Work instructions
Pictures are not part of the copy; repeat everything else in the records exactly.

Information supplied
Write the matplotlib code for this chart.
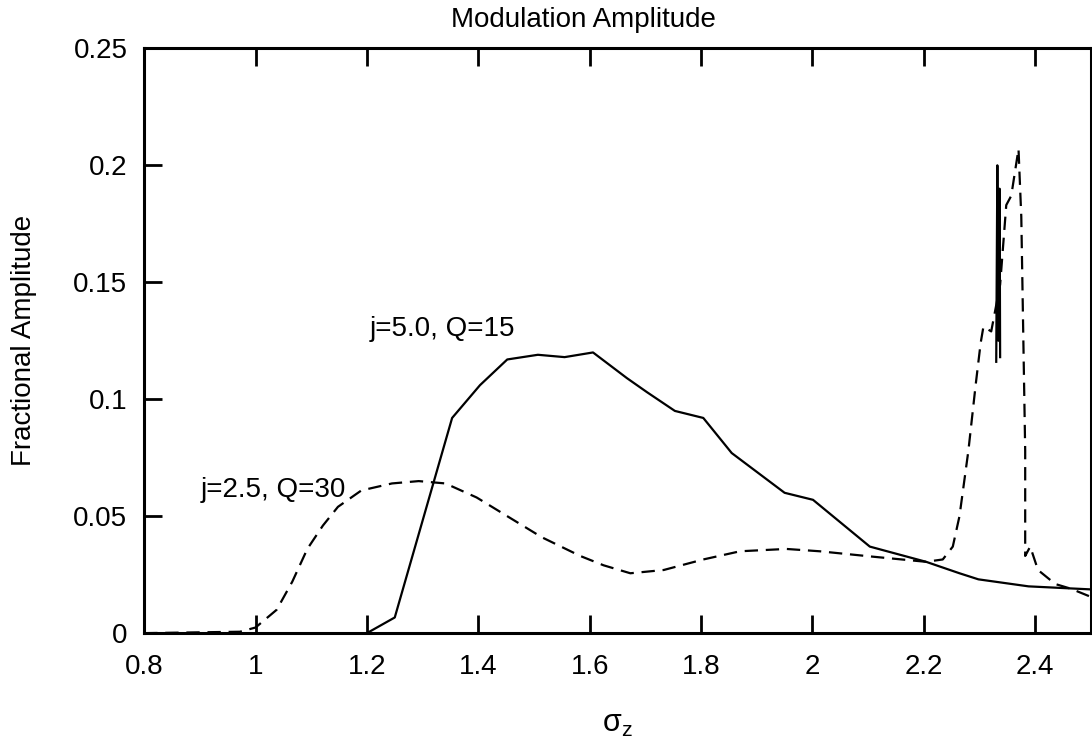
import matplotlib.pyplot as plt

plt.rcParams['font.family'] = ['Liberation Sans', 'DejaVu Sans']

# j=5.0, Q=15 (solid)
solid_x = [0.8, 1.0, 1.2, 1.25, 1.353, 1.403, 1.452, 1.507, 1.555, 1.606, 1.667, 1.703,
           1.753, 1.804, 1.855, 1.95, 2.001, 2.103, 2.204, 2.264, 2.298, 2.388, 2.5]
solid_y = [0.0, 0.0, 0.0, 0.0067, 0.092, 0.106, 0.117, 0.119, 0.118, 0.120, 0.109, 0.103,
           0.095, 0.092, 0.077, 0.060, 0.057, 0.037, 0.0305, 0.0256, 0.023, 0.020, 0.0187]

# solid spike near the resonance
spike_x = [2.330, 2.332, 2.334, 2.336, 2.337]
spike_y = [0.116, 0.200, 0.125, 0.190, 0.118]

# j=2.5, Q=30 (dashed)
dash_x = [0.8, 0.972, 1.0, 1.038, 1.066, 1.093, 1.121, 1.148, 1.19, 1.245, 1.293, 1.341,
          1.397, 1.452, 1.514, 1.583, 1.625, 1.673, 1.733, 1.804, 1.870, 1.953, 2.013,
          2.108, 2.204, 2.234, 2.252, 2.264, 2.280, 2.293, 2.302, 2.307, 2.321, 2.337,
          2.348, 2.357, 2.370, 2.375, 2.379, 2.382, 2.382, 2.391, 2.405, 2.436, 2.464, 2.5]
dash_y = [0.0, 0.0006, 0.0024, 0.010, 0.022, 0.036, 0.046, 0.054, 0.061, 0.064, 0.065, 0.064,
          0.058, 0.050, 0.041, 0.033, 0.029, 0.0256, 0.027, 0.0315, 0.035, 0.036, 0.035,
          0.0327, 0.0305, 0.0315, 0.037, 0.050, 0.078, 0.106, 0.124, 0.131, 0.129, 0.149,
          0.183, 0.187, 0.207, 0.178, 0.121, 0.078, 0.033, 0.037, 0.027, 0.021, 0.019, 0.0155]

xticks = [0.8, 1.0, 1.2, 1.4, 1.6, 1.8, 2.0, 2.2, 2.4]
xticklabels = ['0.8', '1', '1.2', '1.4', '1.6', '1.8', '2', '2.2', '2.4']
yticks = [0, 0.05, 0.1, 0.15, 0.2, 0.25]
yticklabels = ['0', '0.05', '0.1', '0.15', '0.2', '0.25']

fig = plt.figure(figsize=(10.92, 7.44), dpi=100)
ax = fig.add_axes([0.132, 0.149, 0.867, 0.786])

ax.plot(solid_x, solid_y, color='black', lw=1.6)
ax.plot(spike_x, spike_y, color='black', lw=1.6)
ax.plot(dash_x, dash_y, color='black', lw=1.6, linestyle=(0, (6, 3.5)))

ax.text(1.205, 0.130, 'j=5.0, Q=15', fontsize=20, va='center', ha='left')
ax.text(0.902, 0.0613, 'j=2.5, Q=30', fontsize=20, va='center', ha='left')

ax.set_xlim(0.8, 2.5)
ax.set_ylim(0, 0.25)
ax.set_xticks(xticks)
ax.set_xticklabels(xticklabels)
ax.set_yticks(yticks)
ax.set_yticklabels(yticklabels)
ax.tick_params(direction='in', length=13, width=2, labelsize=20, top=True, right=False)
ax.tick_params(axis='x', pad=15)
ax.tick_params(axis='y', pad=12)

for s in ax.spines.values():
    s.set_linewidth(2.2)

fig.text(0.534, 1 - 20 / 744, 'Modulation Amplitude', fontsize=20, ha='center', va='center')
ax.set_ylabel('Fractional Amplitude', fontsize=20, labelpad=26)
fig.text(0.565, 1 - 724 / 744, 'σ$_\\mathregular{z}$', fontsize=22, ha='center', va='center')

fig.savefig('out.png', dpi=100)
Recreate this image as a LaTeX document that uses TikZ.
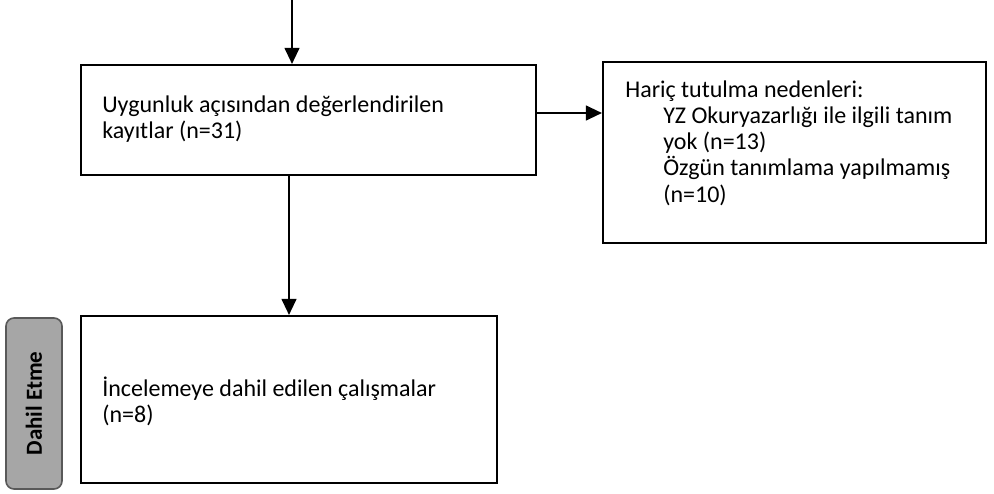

Finished task
Write the matplotlib code for this chart.
import matplotlib.pyplot as plt

plt.rcParams['font.family'] = ['Liberation Sans', 'DejaVu Sans']

# j=5.0, Q=15 (solid)
solid_x = [0.8, 1.0, 1.2, 1.25, 1.353, 1.403, 1.452, 1.507, 1.555, 1.606, 1.667, 1.703,
           1.753, 1.804, 1.855, 1.95, 2.001, 2.103, 2.204, 2.264, 2.298, 2.388, 2.5]
solid_y = [0.0, 0.0, 0.0, 0.0067, 0.092, 0.106, 0.117, 0.119, 0.118, 0.120, 0.109, 0.103,
           0.095, 0.092, 0.077, 0.060, 0.057, 0.037, 0.0305, 0.0256, 0.023, 0.020, 0.0187]

# solid spike near the resonance
spike_x = [2.330, 2.332, 2.334, 2.336, 2.337]
spike_y = [0.116, 0.200, 0.125, 0.190, 0.118]

# j=2.5, Q=30 (dashed)
dash_x = [0.8, 0.972, 1.0, 1.038, 1.066, 1.093, 1.121, 1.148, 1.19, 1.245, 1.293, 1.341,
          1.397, 1.452, 1.514, 1.583, 1.625, 1.673, 1.733, 1.804, 1.870, 1.953, 2.013,
          2.108, 2.204, 2.234, 2.252, 2.264, 2.280, 2.293, 2.302, 2.307, 2.321, 2.337,
          2.348, 2.357, 2.370, 2.375, 2.379, 2.382, 2.382, 2.391, 2.405, 2.436, 2.464, 2.5]
dash_y = [0.0, 0.0006, 0.0024, 0.010, 0.022, 0.036, 0.046, 0.054, 0.061, 0.064, 0.065, 0.064,
          0.058, 0.050, 0.041, 0.033, 0.029, 0.0256, 0.027, 0.0315, 0.035, 0.036, 0.035,
          0.0327, 0.0305, 0.0315, 0.037, 0.050, 0.078, 0.106, 0.124, 0.131, 0.129, 0.149,
          0.183, 0.187, 0.207, 0.178, 0.121, 0.078, 0.033, 0.037, 0.027, 0.021, 0.019, 0.0155]

xticks = [0.8, 1.0, 1.2, 1.4, 1.6, 1.8, 2.0, 2.2, 2.4]
xticklabels = ['0.8', '1', '1.2', '1.4', '1.6', '1.8', '2', '2.2', '2.4']
yticks = [0, 0.05, 0.1, 0.15, 0.2, 0.25]
yticklabels = ['0', '0.05', '0.1', '0.15', '0.2', '0.25']

fig = plt.figure(figsize=(10.92, 7.44), dpi=100)
ax = fig.add_axes([0.132, 0.149, 0.867, 0.786])

ax.plot(solid_x, solid_y, color='black', lw=1.6)
ax.plot(spike_x, spike_y, color='black', lw=1.6)
ax.plot(dash_x, dash_y, color='black', lw=1.6, linestyle=(0, (6, 3.5)))

ax.text(1.205, 0.130, 'j=5.0, Q=15', fontsize=20, va='center', ha='left')
ax.text(0.902, 0.0613, 'j=2.5, Q=30', fontsize=20, va='center', ha='left')

ax.set_xlim(0.8, 2.5)
ax.set_ylim(0, 0.25)
ax.set_xticks(xticks)
ax.set_xticklabels(xticklabels)
ax.set_yticks(yticks)
ax.set_yticklabels(yticklabels)
ax.tick_params(direction='in', length=13, width=2, labelsize=20, top=True, right=False)
ax.tick_params(axis='x', pad=15)
ax.tick_params(axis='y', pad=12)

for s in ax.spines.values():
    s.set_linewidth(2.2)

fig.text(0.534, 1 - 20 / 744, 'Modulation Amplitude', fontsize=20, ha='center', va='center')
ax.set_ylabel('Fractional Amplitude', fontsize=20, labelpad=26)
fig.text(0.565, 1 - 724 / 744, 'σ$_\\mathregular{z}$', fontsize=22, ha='center', va='center')

fig.savefig('out.png', dpi=100)
Recreate this image as a LaTeX document that uses TikZ.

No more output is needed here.